US will not send officials to COP30 climate talks
America skips climate summit; internet calls it a COP-out and a climate reality check
TLDR: The U.S. won’t send top officials to COP30, igniting a comments war over whether UN climate talks are useless theater or a needed lifeline. Reactions split between doom-laden warnings, cynical takes on trade and sanctions, and snarky “COP-out” jokes—making this a climate fight you can’t ignore.

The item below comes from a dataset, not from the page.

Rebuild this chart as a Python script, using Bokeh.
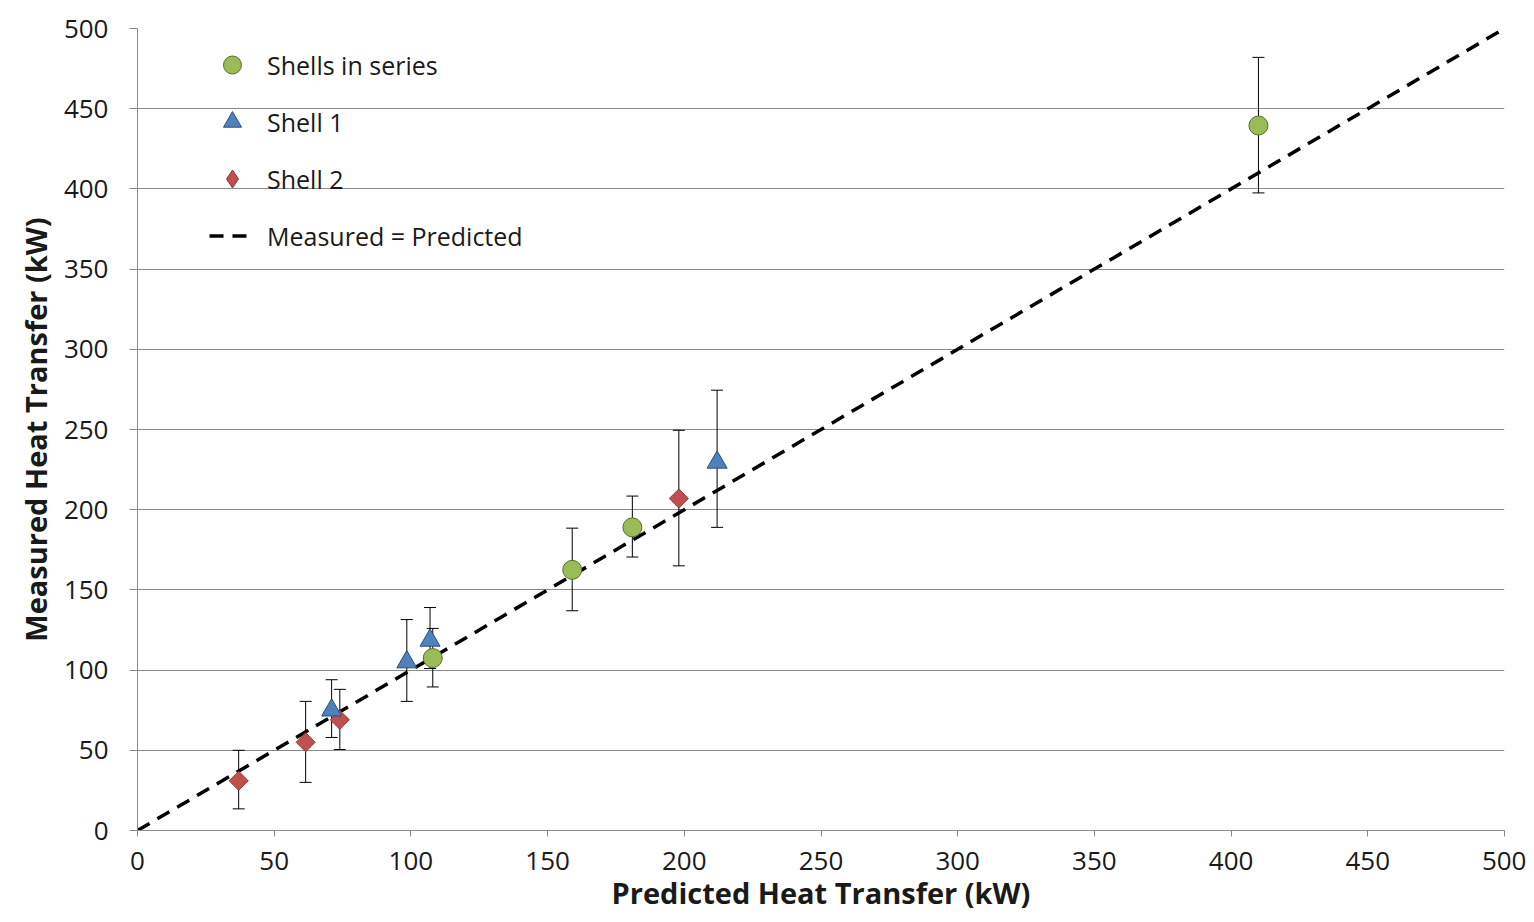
import math
from bokeh.plotting import figure
from bokeh.models import ColumnDataSource, Whisker, TeeHead, Legend, LegendItem, Range1d, FixedTicker
from bokeh.embed import file_html
from bokeh.resources import INLINE

# ---- data ----
series_x = [108, 159, 181, 410]
series_y = [107.5, 162.5, 189, 439.5]
series_lo = [89.5, 137, 170.5, 397.5]
series_hi = [126, 188.5, 208.5, 482]

shell1_x = [71, 98.5, 107, 212]
shell1_y = [75, 105, 118.5, 229.5]
shell1_lo = [58, 80.5, 101, 189]
shell1_hi = [94, 131.5, 139, 274.5]

shell2_x = [37, 61.5, 74, 198]
shell2_y = [31, 55, 69, 207]
shell2_lo = [13.5, 30, 50.5, 165]
shell2_hi = [50, 80.5, 88, 249.5]

parity_x = [0, 500]
parity_y = [0, 500]

ticks = [0, 50, 100, 150, 200, 250, 300, 350, 400, 450, 500]

FONT = "Open Sans"
TXT = "#1a1a1a"

C_GREEN, E_GREEN = "#9BBB59", "#56702A"
C_BLUE, E_BLUE = "#4F81BD", "#2C4D75"
C_RED, E_RED = "#C0504D", "#8C3A38"

p = figure(width=1526, height=914, output_backend="svg", toolbar_location=None,
           x_range=Range1d(0, 500), y_range=Range1d(0, 500),
           min_border_left=137, min_border_right=22, min_border_top=28, min_border_bottom=84)
p.outline_line_color = None
p.xgrid.grid_line_color = None
p.ygrid.grid_line_color = "#8a8a8a"
p.ygrid.grid_line_width = 1
p.ygrid.ticker = FixedTicker(ticks=ticks)

for ax in (p.xaxis[0], p.yaxis[0]):
    ax.ticker = FixedTicker(ticks=ticks)
    ax.axis_line_color = "#8a8a8a"
    ax.major_tick_line_color = "#8a8a8a"
    ax.minor_tick_line_color = None
    ax.major_tick_in = 0
    ax.major_label_text_font = FONT
    ax.major_label_text_font_size = "26px"
    ax.major_label_text_color = TXT
    ax.axis_label_text_font = FONT
    ax.axis_label_text_font_size = "29px"
    ax.axis_label_text_font_style = "bold"
    ax.axis_label_text_color = TXT

p.xaxis.major_tick_out = 6
p.yaxis.major_tick_out = 8
p.xaxis.major_label_standoff = 15
p.yaxis.major_label_standoff = 21
p.xaxis.axis_label = "Predicted Heat Transfer (kW)"
p.yaxis.axis_label = "Measured Heat Transfer (kW)"
p.xaxis.axis_label_standoff = 0
p.yaxis.axis_label_standoff = 6

# parity line
line_r = p.line(parity_x, parity_y, line_color="black", line_width=3.5, line_dash="14 9")

def add_whiskers(xs, lo, hi):
    src = ColumnDataSource(dict(x=xs, lo=lo, hi=hi))
    w = Whisker(source=src, base="x", lower="lo", upper="hi", dimension="height",
                line_color="black", line_width=1,
                upper_head=TeeHead(size=12, line_color="black", line_width=1),
                lower_head=TeeHead(size=12, line_color="black", line_width=1))
    p.add_layout(w)

add_whiskers(shell2_x, shell2_lo, shell2_hi)
add_whiskers(shell1_x, shell1_lo, shell1_hi)
add_whiskers(series_x, series_lo, series_hi)

# Shell 2: bokeh diamond (used for the legend) hidden under a rotated square
r2_leg = p.scatter(shell2_x, shell2_y, marker="diamond", size=18, fill_color=C_RED,
                   line_color=E_RED, line_width=1)
r2 = p.scatter(shell2_x, shell2_y, marker="square", size=13.5, fill_color=C_RED,
               line_color=E_RED, line_width=1, angle=math.pi / 4)
r1 = p.scatter(shell1_x, shell1_y, marker="triangle", size=20, fill_color=C_BLUE,
               line_color=E_BLUE, line_width=1)
r0 = p.scatter(series_x, series_y, marker="circle", size=19, fill_color=C_GREEN,
               line_color=E_GREEN, line_width=1)

legend = Legend(items=[
    LegendItem(label="Shells in series", renderers=[r0]),
    LegendItem(label="Shell 1", renderers=[r1]),
    LegendItem(label="Shell 2", renderers=[r2_leg]),
    LegendItem(label="Measured = Predicted", renderers=[line_r]),
], location=(72, 572))
legend.border_line_color = None
legend.background_fill_alpha = 0
legend.padding = 0
legend.margin = 0
legend.spacing = 12
legend.glyph_height = 45
legend.glyph_width = 46
legend.label_height = 45
legend.label_standoff = 12
legend.label_text_font = FONT
legend.label_text_font_size = "25px"
legend.label_text_color = TXT
p.add_layout(legend, "center")

open("out.html", "w").write(file_html(p, INLINE))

The U.S. says it won’t send top officials to COP30 in Brazil—and the comments blew up. Some users cheered the snub, calling UN climate talks “COP-out theater”, while others went full doomsday mode, pointing to rising carbon numbers and warning we’re steering into a “hothouse Earth”. One camp says these global deals are rigged: “asymmetric, easily cheated, and weaponized for market advantage.” The other camp argues even flawed cooperation is better than no cooperation, and skipping Belem looks like washing hands while the house burns.
Fuel on the fire: Trump’s recent line that climate change is the world’s “greatest con job,” plus U.S. threats of sanctions over a shipping emissions plan, had users accusing Washington of playing hardball to protect liquefied natural gas exports. The Bill Gates memo saying humanity isn’t doomed became meme fodder (“Gates says chill, Earth says grill”), while veterans of past summits joked COP’s track record is so weak they won’t miss the photo ops. One commenter roasted the whole endeavor with “COP28 in the UAE—aka the gas station nation.”
Drama score: high. Between doomers, deal skeptics, and sarcasm connoisseurs, the vibe is: America’s out, COP’s flailing, and the internet’s split between laughing, panicking, and posting hot takes. Read the room—and the links.
Key Points
- •The U.S. will not send high-level officials to COP30 in Belem, Brazil, per a White House official.
- •U.S. threats of visa restrictions and sanctions influenced the IMO to delay a decision on global shipping carbon pricing by one year.
- •President Donald Trump publicly denounced multilateral climate action at the UN General Assembly and emphasized bilateral energy partnerships.
- •The administration is promoting U.S. LNG exports via trade deals with partners including South Korea and the European Union, and sees potential trade with China.
- •The U.S. is reviewing engagement in multilateral environmental agreements, has announced exit from the Paris accord effective January 2026, and pressed against plastic production caps in treaty talks.